Entries shown:
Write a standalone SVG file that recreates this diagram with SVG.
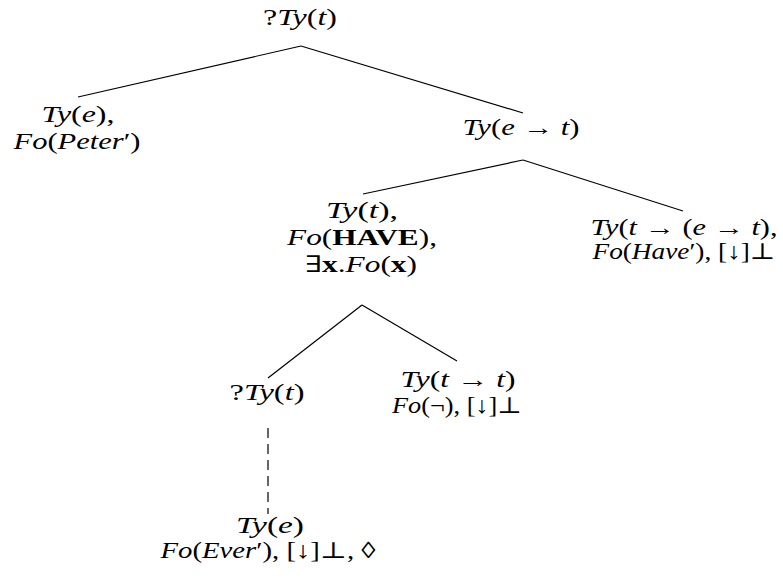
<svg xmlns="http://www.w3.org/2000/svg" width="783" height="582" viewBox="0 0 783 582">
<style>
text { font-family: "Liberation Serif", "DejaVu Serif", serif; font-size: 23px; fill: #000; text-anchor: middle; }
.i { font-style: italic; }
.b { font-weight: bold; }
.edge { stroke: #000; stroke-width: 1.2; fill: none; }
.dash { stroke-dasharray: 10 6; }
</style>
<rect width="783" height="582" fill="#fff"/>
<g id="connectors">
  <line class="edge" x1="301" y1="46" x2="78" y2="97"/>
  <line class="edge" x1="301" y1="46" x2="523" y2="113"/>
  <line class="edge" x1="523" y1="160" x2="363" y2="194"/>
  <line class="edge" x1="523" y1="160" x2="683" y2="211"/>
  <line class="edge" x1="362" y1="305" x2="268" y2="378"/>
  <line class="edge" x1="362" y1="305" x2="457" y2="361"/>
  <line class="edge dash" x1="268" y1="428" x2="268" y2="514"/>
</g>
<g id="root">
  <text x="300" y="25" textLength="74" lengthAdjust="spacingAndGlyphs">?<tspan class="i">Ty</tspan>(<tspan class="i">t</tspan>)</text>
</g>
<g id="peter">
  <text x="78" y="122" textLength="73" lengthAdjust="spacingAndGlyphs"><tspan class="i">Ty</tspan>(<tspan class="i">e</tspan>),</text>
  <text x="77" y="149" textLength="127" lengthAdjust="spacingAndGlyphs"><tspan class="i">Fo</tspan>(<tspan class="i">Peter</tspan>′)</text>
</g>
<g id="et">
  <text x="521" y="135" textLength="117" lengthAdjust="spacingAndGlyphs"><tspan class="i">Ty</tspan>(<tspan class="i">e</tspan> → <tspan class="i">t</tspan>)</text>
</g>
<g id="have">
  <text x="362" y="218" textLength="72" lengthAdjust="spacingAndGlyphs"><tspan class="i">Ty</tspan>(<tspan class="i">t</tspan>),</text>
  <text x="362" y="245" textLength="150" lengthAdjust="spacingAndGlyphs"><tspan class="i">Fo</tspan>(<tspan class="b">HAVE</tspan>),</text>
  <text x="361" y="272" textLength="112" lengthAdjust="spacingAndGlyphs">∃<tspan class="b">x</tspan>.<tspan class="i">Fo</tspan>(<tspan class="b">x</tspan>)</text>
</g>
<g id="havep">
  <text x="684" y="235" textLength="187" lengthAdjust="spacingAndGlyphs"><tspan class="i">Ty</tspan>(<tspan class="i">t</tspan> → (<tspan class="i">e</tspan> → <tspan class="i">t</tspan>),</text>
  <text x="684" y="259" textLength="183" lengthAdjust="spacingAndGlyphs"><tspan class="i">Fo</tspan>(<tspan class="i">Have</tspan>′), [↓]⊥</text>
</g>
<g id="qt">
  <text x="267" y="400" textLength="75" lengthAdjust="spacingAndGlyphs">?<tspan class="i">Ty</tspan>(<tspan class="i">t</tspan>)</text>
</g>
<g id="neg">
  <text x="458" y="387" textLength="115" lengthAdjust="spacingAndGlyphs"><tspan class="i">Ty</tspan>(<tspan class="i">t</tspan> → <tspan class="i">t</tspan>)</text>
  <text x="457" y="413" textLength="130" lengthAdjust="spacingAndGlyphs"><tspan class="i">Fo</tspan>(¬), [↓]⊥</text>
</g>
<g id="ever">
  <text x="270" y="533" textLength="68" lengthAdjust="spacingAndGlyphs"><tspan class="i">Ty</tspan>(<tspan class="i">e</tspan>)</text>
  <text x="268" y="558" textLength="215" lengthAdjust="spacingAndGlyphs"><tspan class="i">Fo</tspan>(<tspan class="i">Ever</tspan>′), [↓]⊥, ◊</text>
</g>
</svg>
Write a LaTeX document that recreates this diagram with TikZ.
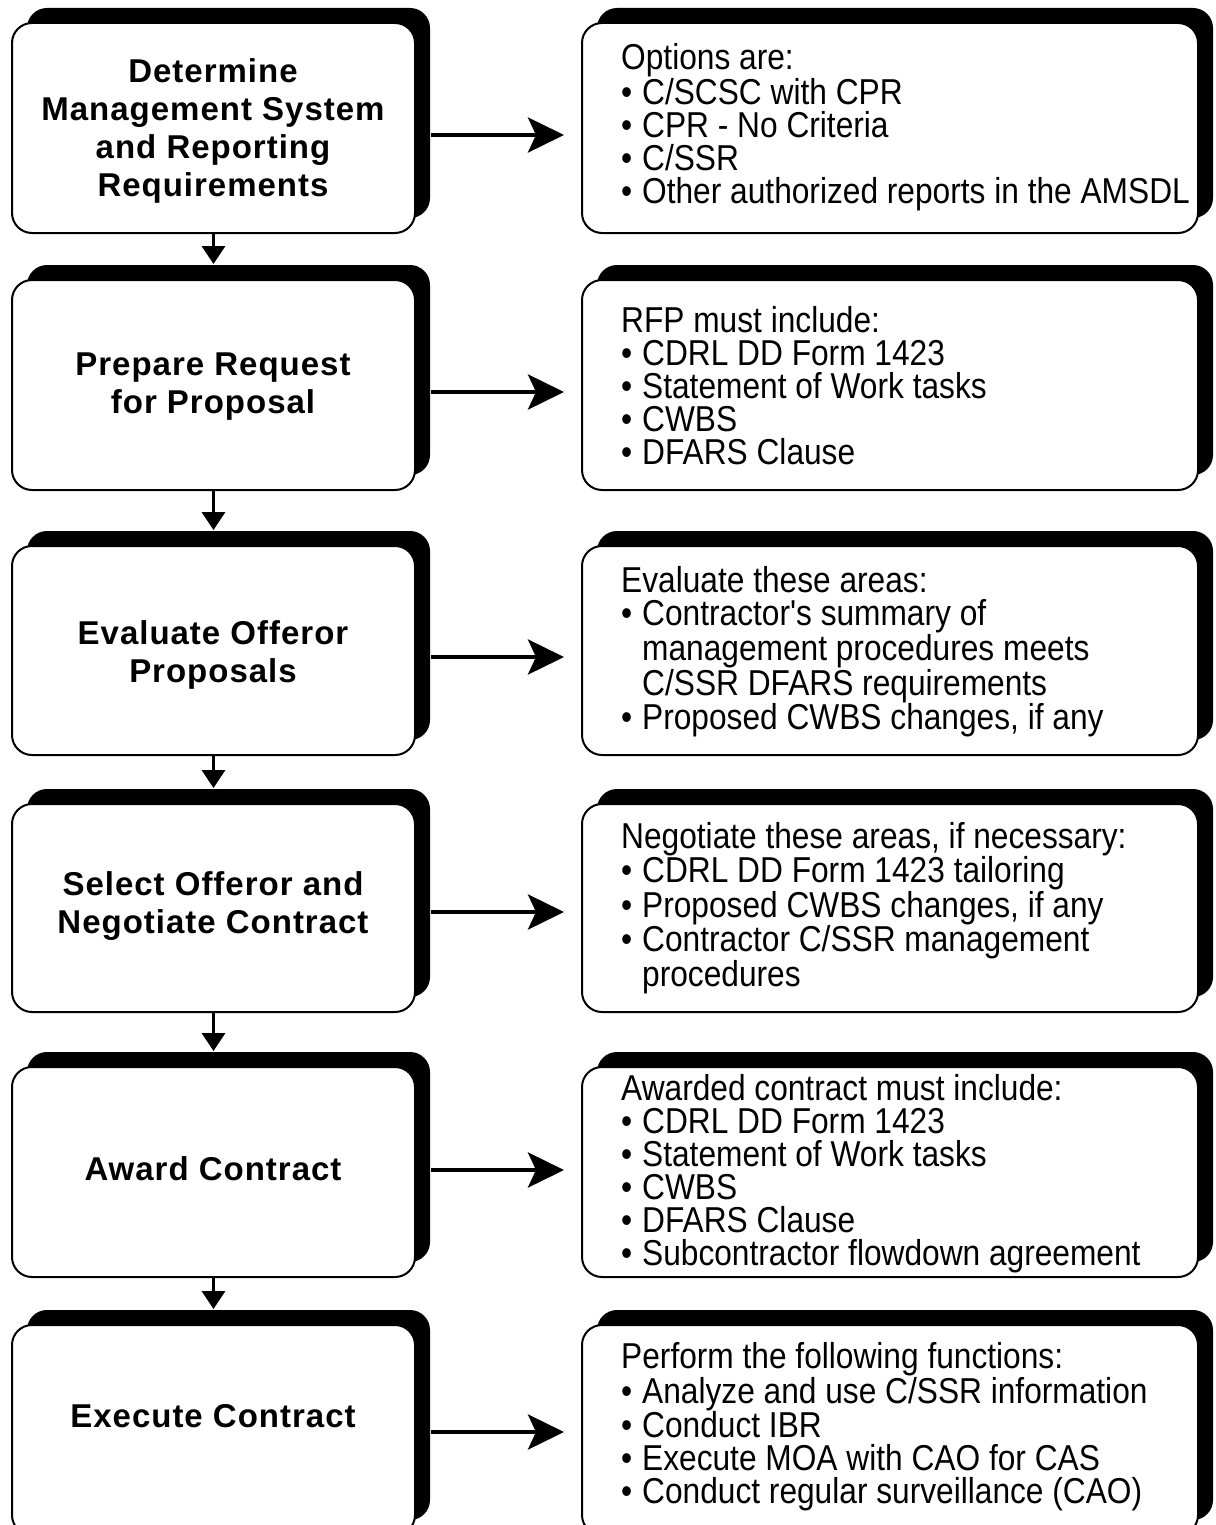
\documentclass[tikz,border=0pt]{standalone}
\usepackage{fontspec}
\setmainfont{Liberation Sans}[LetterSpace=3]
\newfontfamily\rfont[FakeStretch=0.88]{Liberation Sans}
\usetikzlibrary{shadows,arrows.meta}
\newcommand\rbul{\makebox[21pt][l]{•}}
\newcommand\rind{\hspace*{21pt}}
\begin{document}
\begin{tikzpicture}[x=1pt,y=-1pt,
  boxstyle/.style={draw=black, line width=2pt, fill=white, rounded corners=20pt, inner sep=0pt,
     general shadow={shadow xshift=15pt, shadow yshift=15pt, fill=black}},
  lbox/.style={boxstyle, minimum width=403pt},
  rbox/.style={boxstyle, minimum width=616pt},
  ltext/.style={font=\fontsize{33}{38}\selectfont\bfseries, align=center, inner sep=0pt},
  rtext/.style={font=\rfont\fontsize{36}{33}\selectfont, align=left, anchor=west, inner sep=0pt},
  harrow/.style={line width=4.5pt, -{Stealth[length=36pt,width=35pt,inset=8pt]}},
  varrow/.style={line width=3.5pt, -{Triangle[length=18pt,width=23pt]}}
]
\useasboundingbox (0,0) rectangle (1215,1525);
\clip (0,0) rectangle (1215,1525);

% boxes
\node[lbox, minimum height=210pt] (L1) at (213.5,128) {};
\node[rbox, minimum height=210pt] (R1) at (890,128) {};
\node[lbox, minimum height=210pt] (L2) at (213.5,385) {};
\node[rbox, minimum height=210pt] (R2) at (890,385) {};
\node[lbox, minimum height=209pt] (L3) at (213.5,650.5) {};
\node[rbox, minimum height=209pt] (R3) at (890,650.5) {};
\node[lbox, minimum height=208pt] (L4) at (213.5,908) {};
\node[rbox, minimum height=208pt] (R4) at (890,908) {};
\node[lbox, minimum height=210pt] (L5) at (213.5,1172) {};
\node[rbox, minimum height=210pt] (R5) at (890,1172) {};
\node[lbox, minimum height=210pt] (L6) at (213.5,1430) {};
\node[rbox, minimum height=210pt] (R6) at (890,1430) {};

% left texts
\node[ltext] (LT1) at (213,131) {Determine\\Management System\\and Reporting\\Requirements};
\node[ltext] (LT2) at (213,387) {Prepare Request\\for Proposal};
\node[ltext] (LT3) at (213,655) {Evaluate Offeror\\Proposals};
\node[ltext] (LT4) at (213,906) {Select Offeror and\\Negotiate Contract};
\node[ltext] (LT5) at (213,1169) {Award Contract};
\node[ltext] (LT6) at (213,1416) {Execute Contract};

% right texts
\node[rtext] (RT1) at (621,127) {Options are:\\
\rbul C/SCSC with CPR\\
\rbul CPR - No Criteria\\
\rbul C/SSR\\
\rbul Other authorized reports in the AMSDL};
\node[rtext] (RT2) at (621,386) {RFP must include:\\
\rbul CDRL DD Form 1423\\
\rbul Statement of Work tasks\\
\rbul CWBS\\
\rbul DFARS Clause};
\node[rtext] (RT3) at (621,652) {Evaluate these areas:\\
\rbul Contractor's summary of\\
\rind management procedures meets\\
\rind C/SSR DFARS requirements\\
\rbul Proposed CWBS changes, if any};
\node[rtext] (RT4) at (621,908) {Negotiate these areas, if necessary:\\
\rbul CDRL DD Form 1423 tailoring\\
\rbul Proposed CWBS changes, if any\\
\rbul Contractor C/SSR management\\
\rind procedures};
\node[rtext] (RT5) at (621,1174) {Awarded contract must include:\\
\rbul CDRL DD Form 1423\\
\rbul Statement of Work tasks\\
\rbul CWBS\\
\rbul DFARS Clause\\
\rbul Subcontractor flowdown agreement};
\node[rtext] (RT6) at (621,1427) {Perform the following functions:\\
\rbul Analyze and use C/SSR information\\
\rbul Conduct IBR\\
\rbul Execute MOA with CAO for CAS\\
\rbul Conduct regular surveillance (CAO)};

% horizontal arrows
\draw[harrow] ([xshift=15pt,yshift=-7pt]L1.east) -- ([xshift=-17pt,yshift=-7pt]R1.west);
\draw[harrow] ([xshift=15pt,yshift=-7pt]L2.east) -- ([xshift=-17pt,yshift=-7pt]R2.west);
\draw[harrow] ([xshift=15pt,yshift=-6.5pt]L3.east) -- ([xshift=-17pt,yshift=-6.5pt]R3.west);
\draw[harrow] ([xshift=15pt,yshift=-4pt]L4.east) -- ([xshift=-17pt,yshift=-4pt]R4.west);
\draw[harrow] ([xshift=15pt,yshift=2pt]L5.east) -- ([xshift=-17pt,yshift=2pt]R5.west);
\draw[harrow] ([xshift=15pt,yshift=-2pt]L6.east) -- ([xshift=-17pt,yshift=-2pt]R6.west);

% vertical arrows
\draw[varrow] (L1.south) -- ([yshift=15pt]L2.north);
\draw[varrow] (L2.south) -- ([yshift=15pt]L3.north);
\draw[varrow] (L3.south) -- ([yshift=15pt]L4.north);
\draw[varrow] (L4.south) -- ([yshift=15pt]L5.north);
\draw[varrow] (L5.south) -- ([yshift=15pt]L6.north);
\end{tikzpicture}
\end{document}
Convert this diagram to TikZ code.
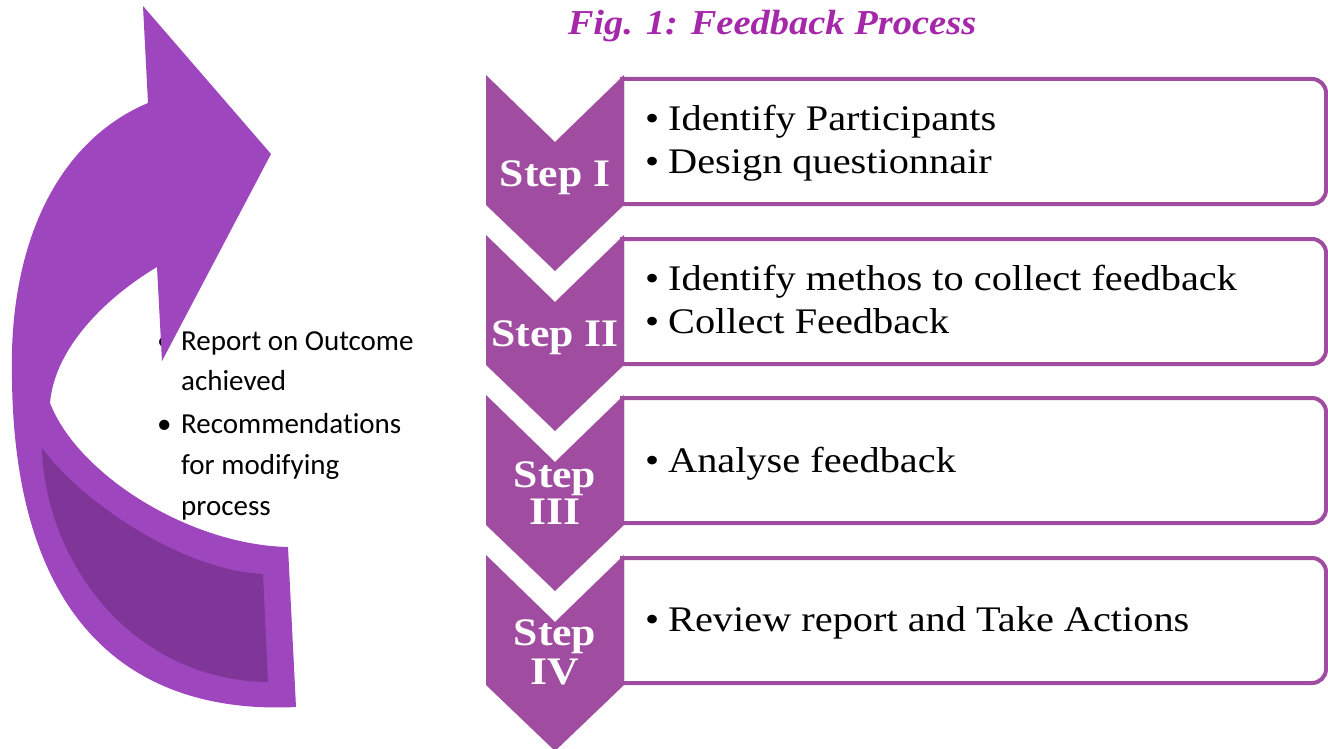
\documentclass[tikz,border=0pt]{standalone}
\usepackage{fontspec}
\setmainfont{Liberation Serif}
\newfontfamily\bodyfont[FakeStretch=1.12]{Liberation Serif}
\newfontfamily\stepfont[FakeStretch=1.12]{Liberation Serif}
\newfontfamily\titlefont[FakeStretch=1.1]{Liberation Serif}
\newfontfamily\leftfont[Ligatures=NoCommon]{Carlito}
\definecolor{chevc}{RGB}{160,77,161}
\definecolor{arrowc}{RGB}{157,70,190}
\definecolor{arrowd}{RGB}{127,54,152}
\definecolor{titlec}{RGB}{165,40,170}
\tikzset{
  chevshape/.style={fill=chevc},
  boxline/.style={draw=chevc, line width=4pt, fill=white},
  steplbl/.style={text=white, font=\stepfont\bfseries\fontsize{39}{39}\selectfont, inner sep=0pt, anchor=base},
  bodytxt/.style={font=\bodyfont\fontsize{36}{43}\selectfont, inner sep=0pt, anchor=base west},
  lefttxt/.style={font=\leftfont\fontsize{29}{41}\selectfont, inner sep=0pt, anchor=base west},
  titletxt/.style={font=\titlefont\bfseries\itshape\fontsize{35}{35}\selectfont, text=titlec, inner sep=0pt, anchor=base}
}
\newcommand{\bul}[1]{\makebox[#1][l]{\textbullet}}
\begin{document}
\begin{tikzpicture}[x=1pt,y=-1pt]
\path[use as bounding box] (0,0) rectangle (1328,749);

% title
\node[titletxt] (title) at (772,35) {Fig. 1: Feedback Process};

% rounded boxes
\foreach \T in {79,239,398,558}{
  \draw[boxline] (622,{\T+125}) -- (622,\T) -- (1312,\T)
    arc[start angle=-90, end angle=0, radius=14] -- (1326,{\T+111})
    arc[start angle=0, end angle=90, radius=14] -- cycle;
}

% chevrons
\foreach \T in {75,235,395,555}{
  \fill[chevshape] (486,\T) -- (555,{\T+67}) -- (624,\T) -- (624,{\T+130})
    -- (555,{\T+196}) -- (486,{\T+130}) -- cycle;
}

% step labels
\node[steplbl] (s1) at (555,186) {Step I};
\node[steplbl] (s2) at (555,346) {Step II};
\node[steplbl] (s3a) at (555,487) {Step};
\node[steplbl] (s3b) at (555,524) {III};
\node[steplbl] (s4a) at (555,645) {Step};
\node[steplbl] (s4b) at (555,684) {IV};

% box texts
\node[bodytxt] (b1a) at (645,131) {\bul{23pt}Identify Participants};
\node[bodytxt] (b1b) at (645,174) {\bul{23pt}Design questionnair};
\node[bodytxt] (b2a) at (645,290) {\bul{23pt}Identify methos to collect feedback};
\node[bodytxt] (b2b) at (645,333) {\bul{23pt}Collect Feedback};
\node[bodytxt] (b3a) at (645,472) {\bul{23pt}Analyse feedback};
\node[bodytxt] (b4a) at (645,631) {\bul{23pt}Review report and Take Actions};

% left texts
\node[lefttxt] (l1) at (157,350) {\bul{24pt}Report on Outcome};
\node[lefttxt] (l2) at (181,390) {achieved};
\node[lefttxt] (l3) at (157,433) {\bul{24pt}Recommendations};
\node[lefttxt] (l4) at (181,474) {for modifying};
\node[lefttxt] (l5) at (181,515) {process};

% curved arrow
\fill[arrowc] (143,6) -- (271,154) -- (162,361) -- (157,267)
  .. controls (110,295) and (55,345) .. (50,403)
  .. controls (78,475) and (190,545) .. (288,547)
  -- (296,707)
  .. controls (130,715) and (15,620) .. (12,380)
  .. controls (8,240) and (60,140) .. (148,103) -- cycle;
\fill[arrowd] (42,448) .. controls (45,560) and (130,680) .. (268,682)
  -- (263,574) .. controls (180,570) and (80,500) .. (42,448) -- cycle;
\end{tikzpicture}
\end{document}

What to produce: In the entries above, count each line that holds "diagram". Give the total and nothing else.

Answer to this task: 3